For the rest of us, most will have felt despair and hopelessness at some level. But this prolonged sadness and emotional devastation on behalf of others is Banana at its extreme. Whilst I was sobbing into my Christmas cake, I found that the Apples around me were taking a very different approach. From the outset there was anger and concern this could happen, but I noticed they were able to take a much more strategic view and look into potential problems and long term solutions without the emotion. It’s not that they don’t feel it, but they know action is a better solution than letting themselves feel the pain of each animal, each devastated family or exhausted firey.

Mangoes have a natural propensity to see the positive so will be the first to lift themselves out of this fog of despair. Let them. Let them be flippant. Let them bring the sun, the warmth and the laughter back into our lives. It’s what they do best.

Limes, to whom worry and anxiety is often a constant companion will quietly despair and analyse, analyse, analyse and perhaps, along with our Bananas, need the most care.

For all of us ‘outside’ the immediate crisis, it’s a matter of being aware of our emotions as they arise, accepting they are completely normal and using a variety of techniques you would normally use to combat stress: self talk, breathing, exercise, music.

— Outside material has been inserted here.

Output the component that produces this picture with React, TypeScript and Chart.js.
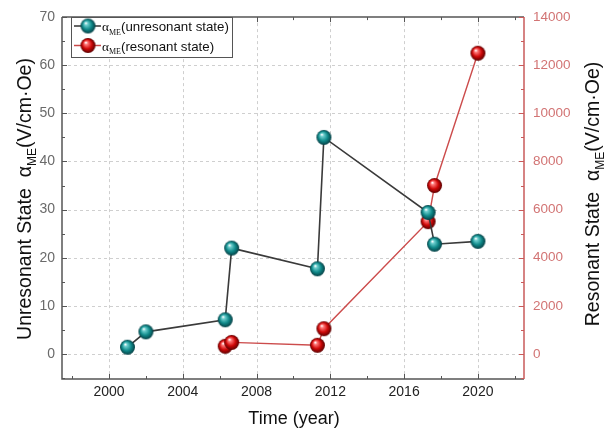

I have sometimes been accused of being a “doer” for the sake of doing. And from my own perspective, I know that when I am taking action, from donating or being actively involved in the solution, no matter how small, this is when the cloud begins to lift. So I’m all for jumping in and being part of the new chapter.

This was and is a crisis of immense proportions that affects the planet. We have seen the worst that nature can do. And the best that humans can. Make sure you’re looking out for yourself and those close to you as we rebuild and move forward together.

Do not hesitate to ask for help if you need it. Beyond Blue is a great place to start.